■ **WHAT IS REQUIRED**
Set the listing down again in full, word for word, with the pictures left out.

* * *

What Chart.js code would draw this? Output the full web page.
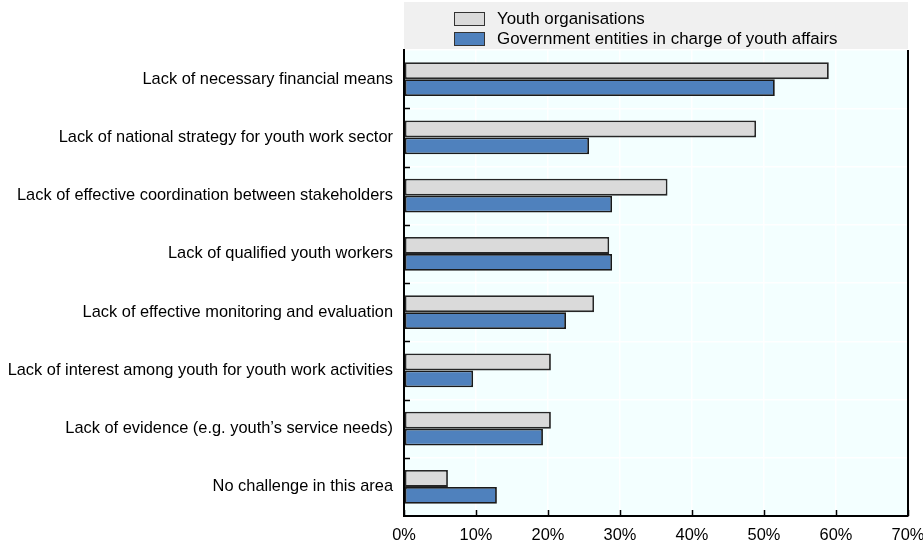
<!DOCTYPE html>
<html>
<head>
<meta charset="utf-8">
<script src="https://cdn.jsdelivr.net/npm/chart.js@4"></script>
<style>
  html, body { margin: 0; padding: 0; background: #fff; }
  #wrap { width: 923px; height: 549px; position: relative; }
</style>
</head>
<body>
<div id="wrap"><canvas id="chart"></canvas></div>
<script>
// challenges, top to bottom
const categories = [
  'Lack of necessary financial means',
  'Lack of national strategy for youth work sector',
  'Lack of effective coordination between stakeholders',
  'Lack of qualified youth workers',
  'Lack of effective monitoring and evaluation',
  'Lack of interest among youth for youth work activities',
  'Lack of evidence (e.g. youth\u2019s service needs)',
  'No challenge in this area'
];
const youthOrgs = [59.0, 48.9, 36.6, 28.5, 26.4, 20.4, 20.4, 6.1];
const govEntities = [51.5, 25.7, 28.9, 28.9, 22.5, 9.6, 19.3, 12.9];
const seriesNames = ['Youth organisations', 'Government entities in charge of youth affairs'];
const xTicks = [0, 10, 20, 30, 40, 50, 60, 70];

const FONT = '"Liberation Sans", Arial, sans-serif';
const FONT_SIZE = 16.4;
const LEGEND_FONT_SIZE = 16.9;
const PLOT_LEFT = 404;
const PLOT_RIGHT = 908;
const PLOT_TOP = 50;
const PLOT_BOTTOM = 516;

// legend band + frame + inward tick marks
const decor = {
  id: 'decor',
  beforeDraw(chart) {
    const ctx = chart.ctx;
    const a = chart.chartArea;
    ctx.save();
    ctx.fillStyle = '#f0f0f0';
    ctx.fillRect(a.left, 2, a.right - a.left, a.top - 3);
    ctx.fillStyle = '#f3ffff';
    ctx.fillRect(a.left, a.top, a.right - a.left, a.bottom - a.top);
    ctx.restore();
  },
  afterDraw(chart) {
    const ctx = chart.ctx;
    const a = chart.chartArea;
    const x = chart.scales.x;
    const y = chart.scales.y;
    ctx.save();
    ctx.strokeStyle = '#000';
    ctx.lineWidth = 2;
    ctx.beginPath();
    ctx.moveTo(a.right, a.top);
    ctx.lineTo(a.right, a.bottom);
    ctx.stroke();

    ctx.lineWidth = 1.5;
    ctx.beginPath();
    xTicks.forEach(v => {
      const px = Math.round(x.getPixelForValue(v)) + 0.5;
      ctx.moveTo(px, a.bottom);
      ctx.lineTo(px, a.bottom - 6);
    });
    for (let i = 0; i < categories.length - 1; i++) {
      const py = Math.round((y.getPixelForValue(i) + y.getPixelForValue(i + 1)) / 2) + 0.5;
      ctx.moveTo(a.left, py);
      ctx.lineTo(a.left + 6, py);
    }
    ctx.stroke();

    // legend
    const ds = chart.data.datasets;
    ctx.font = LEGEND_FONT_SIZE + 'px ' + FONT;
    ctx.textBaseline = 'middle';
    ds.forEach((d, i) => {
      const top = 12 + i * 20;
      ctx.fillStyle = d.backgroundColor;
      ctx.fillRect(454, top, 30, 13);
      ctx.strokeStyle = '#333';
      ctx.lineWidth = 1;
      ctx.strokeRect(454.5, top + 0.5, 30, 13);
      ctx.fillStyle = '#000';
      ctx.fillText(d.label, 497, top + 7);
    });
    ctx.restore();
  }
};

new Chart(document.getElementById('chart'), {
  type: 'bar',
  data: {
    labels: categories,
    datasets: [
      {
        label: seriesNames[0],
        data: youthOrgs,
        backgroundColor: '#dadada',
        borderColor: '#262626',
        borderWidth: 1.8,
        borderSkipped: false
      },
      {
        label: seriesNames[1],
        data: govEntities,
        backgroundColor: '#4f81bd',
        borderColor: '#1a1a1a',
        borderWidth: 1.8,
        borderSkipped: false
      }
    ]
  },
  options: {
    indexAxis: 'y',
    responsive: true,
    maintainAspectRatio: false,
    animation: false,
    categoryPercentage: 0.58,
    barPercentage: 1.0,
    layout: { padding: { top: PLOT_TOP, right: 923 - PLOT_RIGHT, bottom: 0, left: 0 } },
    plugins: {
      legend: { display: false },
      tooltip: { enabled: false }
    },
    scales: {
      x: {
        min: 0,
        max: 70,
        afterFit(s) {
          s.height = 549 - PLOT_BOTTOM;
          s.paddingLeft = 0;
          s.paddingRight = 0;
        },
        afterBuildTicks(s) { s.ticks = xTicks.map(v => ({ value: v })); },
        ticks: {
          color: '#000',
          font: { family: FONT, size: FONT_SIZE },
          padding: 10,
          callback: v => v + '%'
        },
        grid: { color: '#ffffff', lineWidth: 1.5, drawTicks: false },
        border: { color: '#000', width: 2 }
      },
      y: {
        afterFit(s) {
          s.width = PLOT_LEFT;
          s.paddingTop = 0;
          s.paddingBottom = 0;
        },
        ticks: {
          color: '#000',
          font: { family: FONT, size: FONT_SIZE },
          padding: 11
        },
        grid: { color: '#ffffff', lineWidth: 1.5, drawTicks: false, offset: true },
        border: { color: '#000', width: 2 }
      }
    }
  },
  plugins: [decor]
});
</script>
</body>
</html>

* * *

■ **SOLUTION TO THE EXERCISE**
What Chart.js code would draw this? Output the full web page.
<!DOCTYPE html>
<html>
<head>
<meta charset="utf-8">
<script src="https://cdn.jsdelivr.net/npm/chart.js@4"></script>
<style>
  html, body { margin: 0; padding: 0; background: #fff; }
  #wrap { width: 923px; height: 549px; position: relative; }
</style>
</head>
<body>
<div id="wrap"><canvas id="chart"></canvas></div>
<script>
// challenges, top to bottom
const categories = [
  'Lack of necessary financial means',
  'Lack of national strategy for youth work sector',
  'Lack of effective coordination between stakeholders',
  'Lack of qualified youth workers',
  'Lack of effective monitoring and evaluation',
  'Lack of interest among youth for youth work activities',
  'Lack of evidence (e.g. youth\u2019s service needs)',
  'No challenge in this area'
];
const youthOrgs = [59.0, 48.9, 36.6, 28.5, 26.4, 20.4, 20.4, 6.1];
const govEntities = [51.5, 25.7, 28.9, 28.9, 22.5, 9.6, 19.3, 12.9];
const seriesNames = ['Youth organisations', 'Government entities in charge of youth affairs'];
const xTicks = [0, 10, 20, 30, 40, 50, 60, 70];

const FONT = '"Liberation Sans", Arial, sans-serif';
const FONT_SIZE = 16.4;
const LEGEND_FONT_SIZE = 16.9;
const PLOT_LEFT = 404;
const PLOT_RIGHT = 908;
const PLOT_TOP = 50;
const PLOT_BOTTOM = 516;

// legend band + frame + inward tick marks
const decor = {
  id: 'decor',
  beforeDraw(chart) {
    const ctx = chart.ctx;
    const a = chart.chartArea;
    ctx.save();
    ctx.fillStyle = '#f0f0f0';
    ctx.fillRect(a.left, 2, a.right - a.left, a.top - 3);
    ctx.fillStyle = '#f3ffff';
    ctx.fillRect(a.left, a.top, a.right - a.left, a.bottom - a.top);
    ctx.restore();
  },
  afterDraw(chart) {
    const ctx = chart.ctx;
    const a = chart.chartArea;
    const x = chart.scales.x;
    const y = chart.scales.y;
    ctx.save();
    ctx.strokeStyle = '#000';
    ctx.lineWidth = 2;
    ctx.beginPath();
    ctx.moveTo(a.right, a.top);
    ctx.lineTo(a.right, a.bottom);
    ctx.stroke();

    ctx.lineWidth = 1.5;
    ctx.beginPath();
    xTicks.forEach(v => {
      const px = Math.round(x.getPixelForValue(v)) + 0.5;
      ctx.moveTo(px, a.bottom);
      ctx.lineTo(px, a.bottom - 6);
    });
    for (let i = 0; i < categories.length - 1; i++) {
      const py = Math.round((y.getPixelForValue(i) + y.getPixelForValue(i + 1)) / 2) + 0.5;
      ctx.moveTo(a.left, py);
      ctx.lineTo(a.left + 6, py);
    }
    ctx.stroke();

    // legend
    const ds = chart.data.datasets;
    ctx.font = LEGEND_FONT_SIZE + 'px ' + FONT;
    ctx.textBaseline = 'middle';
    ds.forEach((d, i) => {
      const top = 12 + i * 20;
      ctx.fillStyle = d.backgroundColor;
      ctx.fillRect(454, top, 30, 13);
      ctx.strokeStyle = '#333';
      ctx.lineWidth = 1;
      ctx.strokeRect(454.5, top + 0.5, 30, 13);
      ctx.fillStyle = '#000';
      ctx.fillText(d.label, 497, top + 7);
    });
    ctx.restore();
  }
};

new Chart(document.getElementById('chart'), {
  type: 'bar',
  data: {
    labels: categories,
    datasets: [
      {
        label: seriesNames[0],
        data: youthOrgs,
        backgroundColor: '#dadada',
        borderColor: '#262626',
        borderWidth: 1.8,
        borderSkipped: false
      },
      {
        label: seriesNames[1],
        data: govEntities,
        backgroundColor: '#4f81bd',
        borderColor: '#1a1a1a',
        borderWidth: 1.8,
        borderSkipped: false
      }
    ]
  },
  options: {
    indexAxis: 'y',
    responsive: true,
    maintainAspectRatio: false,
    animation: false,
    categoryPercentage: 0.58,
    barPercentage: 1.0,
    layout: { padding: { top: PLOT_TOP, right: 923 - PLOT_RIGHT, bottom: 0, left: 0 } },
    plugins: {
      legend: { display: false },
      tooltip: { enabled: false }
    },
    scales: {
      x: {
        min: 0,
        max: 70,
        afterFit(s) {
          s.height = 549 - PLOT_BOTTOM;
          s.paddingLeft = 0;
          s.paddingRight = 0;
        },
        afterBuildTicks(s) { s.ticks = xTicks.map(v => ({ value: v })); },
        ticks: {
          color: '#000',
          font: { family: FONT, size: FONT_SIZE },
          padding: 10,
          callback: v => v + '%'
        },
        grid: { color: '#ffffff', lineWidth: 1.5, drawTicks: false },
        border: { color: '#000', width: 2 }
      },
      y: {
        afterFit(s) {
          s.width = PLOT_LEFT;
          s.paddingTop = 0;
          s.paddingBottom = 0;
        },
        ticks: {
          color: '#000',
          font: { family: FONT, size: FONT_SIZE },
          padding: 11
        },
        grid: { color: '#ffffff', lineWidth: 1.5, drawTicks: false, offset: true },
        border: { color: '#000', width: 2 }
      }
    }
  },
  plugins: [decor]
});
</script>
</body>
</html>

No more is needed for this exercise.